| Given task |
Set the listing down again in full, word for word, with the pictures left out.

++++++++++++++++++++

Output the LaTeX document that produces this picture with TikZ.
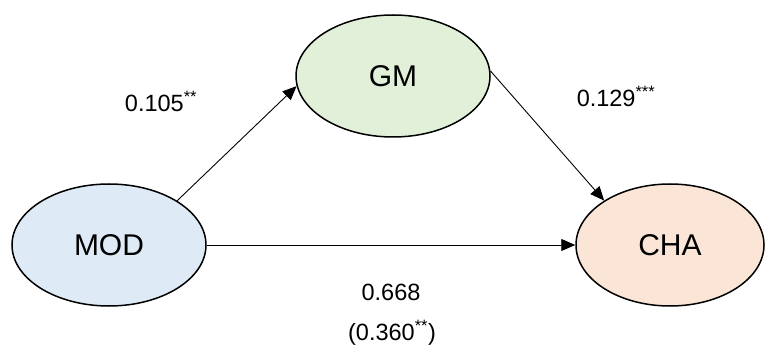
\documentclass[tikz,border=0pt]{standalone}
\usepackage{fontspec}
\setmainfont{Liberation Sans}
\usetikzlibrary{shapes.geometric,arrows.meta}
\definecolor{modfill}{HTML}{DEEBF7}
\definecolor{gmfill}{HTML}{E2F0D9}
\definecolor{chafill}{HTML}{FBE5D6}
\begin{document}
\begin{tikzpicture}[x=1pt,y=-1pt,
  var/.style={ellipse,draw=black,line width=1.5pt,minimum width=194pt,minimum height=122pt,inner sep=0pt,font=\fontsize{30}{36}\selectfont},
  path/.style={draw=black,line width=0.9pt,-{Triangle[length=14pt,width=12pt]}},
  coef/.style={font=\fontsize{23.5}{28}\selectfont,inner sep=0pt}]
\useasboundingbox (0,0) rectangle (765,347);
\node[var,fill=modfill] (mod) at (109,245) {MOD};
\node[var,fill=gmfill] (gm) at (393,76) {GM};
\node[var,fill=chafill,minimum width=188pt] (cha) at (670,245) {CHA};
\draw[path] (mod.33) -- (gm.186);
\draw[path] (gm.3) -- (cha.146);
\draw[path] (mod.east) -- (cha.west);
\node[coef] (l1) at (161,101) {0.105\textsuperscript{**}};
\node[coef] (l2) at (616,96) {0.129\textsuperscript{***}};
\node[coef] (l3) at (391,292) {0.668};
\node[coef] (l4) at (392,333) {(0.360\textsuperscript{**})};
\end{tikzpicture}
\end{document}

++++++++++++++++++++

| Exercise result |
Output the LaTeX document that produces this picture with TikZ.
\documentclass[tikz,border=0pt]{standalone}
\usepackage{fontspec}
\setmainfont{Liberation Sans}
\usetikzlibrary{shapes.geometric,arrows.meta}
\definecolor{modfill}{HTML}{DEEBF7}
\definecolor{gmfill}{HTML}{E2F0D9}
\definecolor{chafill}{HTML}{FBE5D6}
\begin{document}
\begin{tikzpicture}[x=1pt,y=-1pt,
  var/.style={ellipse,draw=black,line width=1.5pt,minimum width=194pt,minimum height=122pt,inner sep=0pt,font=\fontsize{30}{36}\selectfont},
  path/.style={draw=black,line width=0.9pt,-{Triangle[length=14pt,width=12pt]}},
  coef/.style={font=\fontsize{23.5}{28}\selectfont,inner sep=0pt}]
\useasboundingbox (0,0) rectangle (765,347);
\node[var,fill=modfill] (mod) at (109,245) {MOD};
\node[var,fill=gmfill] (gm) at (393,76) {GM};
\node[var,fill=chafill,minimum width=188pt] (cha) at (670,245) {CHA};
\draw[path] (mod.33) -- (gm.186);
\draw[path] (gm.3) -- (cha.146);
\draw[path] (mod.east) -- (cha.west);
\node[coef] (l1) at (161,101) {0.105\textsuperscript{**}};
\node[coef] (l2) at (616,96) {0.129\textsuperscript{***}};
\node[coef] (l3) at (391,292) {0.668};
\node[coef] (l4) at (392,333) {(0.360\textsuperscript{**})};
\end{tikzpicture}
\end{document}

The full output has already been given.